Dataset extract =
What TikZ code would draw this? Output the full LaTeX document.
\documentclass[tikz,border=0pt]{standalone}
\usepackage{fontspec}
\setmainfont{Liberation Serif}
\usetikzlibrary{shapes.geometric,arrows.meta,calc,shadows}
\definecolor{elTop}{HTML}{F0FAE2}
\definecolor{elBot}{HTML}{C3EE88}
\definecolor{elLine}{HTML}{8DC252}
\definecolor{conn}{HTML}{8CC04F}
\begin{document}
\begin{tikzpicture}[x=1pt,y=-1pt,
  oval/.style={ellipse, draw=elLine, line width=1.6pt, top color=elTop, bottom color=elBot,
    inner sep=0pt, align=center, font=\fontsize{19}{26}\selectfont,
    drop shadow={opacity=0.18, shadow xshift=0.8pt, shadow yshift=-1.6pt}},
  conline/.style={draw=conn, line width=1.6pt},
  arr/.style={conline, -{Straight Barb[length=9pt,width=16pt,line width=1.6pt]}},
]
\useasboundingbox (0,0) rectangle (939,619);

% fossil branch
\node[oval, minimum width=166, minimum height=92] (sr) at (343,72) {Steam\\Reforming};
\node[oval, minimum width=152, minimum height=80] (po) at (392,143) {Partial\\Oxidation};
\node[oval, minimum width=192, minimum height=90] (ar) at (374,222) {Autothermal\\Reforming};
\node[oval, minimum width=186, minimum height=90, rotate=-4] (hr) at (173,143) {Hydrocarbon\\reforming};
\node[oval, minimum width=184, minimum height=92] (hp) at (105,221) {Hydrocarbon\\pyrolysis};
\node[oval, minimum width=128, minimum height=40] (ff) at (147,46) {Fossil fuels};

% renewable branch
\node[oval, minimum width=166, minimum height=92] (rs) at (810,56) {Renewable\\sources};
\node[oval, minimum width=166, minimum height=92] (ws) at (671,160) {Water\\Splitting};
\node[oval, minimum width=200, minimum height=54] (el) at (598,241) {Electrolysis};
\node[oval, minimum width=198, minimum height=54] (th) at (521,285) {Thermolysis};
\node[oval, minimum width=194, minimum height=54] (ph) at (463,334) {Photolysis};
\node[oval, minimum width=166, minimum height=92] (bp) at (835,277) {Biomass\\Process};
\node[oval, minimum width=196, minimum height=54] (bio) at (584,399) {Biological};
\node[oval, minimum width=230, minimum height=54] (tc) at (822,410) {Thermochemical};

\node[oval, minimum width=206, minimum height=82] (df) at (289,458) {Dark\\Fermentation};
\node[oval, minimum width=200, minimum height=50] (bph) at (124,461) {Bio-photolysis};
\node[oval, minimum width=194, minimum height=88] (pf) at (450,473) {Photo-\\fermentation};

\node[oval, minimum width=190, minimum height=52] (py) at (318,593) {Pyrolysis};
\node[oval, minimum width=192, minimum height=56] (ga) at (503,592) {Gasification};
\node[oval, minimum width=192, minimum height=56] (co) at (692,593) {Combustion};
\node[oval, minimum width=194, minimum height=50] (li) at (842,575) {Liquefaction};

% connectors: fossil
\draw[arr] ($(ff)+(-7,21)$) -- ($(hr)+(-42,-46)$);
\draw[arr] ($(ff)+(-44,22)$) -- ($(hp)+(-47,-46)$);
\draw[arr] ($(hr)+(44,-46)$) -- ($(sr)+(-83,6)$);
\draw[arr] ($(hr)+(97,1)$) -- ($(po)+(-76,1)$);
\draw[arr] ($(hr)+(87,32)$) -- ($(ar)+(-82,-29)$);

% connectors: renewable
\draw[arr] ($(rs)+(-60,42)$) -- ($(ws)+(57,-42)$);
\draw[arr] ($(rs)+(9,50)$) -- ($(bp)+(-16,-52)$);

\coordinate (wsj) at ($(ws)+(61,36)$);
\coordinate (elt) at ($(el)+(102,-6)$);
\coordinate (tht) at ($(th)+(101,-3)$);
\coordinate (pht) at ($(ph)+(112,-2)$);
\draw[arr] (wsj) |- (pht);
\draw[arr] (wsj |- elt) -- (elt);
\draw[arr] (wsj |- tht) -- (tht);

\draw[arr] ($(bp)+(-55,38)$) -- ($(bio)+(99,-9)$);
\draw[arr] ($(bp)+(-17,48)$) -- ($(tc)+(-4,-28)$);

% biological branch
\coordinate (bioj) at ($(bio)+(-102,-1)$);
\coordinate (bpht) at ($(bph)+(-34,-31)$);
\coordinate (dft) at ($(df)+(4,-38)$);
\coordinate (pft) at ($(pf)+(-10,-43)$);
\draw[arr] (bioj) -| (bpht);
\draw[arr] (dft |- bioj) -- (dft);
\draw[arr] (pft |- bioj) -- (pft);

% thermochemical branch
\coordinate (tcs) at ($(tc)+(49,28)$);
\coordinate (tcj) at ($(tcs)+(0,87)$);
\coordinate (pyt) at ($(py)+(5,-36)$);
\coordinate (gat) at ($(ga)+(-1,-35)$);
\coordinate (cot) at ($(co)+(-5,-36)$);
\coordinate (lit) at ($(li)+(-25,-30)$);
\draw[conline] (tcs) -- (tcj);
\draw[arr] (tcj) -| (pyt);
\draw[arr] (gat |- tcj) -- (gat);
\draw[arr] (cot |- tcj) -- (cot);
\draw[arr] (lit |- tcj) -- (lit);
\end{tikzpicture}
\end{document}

Exercise objective = From the top of the listing above, restate each line word for word up to and including the line with "(0,0) rectangle (939,619);"; add nothing else.

Exercise answer =
What TikZ code would draw this? Output the full LaTeX document.
\documentclass[tikz,border=0pt]{standalone}
\usepackage{fontspec}
\setmainfont{Liberation Serif}
\usetikzlibrary{shapes.geometric,arrows.meta,calc,shadows}
\definecolor{elTop}{HTML}{F0FAE2}
\definecolor{elBot}{HTML}{C3EE88}
\definecolor{elLine}{HTML}{8DC252}
\definecolor{conn}{HTML}{8CC04F}
\begin{document}
\begin{tikzpicture}[x=1pt,y=-1pt,
  oval/.style={ellipse, draw=elLine, line width=1.6pt, top color=elTop, bottom color=elBot,
    inner sep=0pt, align=center, font=\fontsize{19}{26}\selectfont,
    drop shadow={opacity=0.18, shadow xshift=0.8pt, shadow yshift=-1.6pt}},
  conline/.style={draw=conn, line width=1.6pt},
  arr/.style={conline, -{Straight Barb[length=9pt,width=16pt,line width=1.6pt]}},
]
\useasboundingbox (0,0) rectangle (939,619);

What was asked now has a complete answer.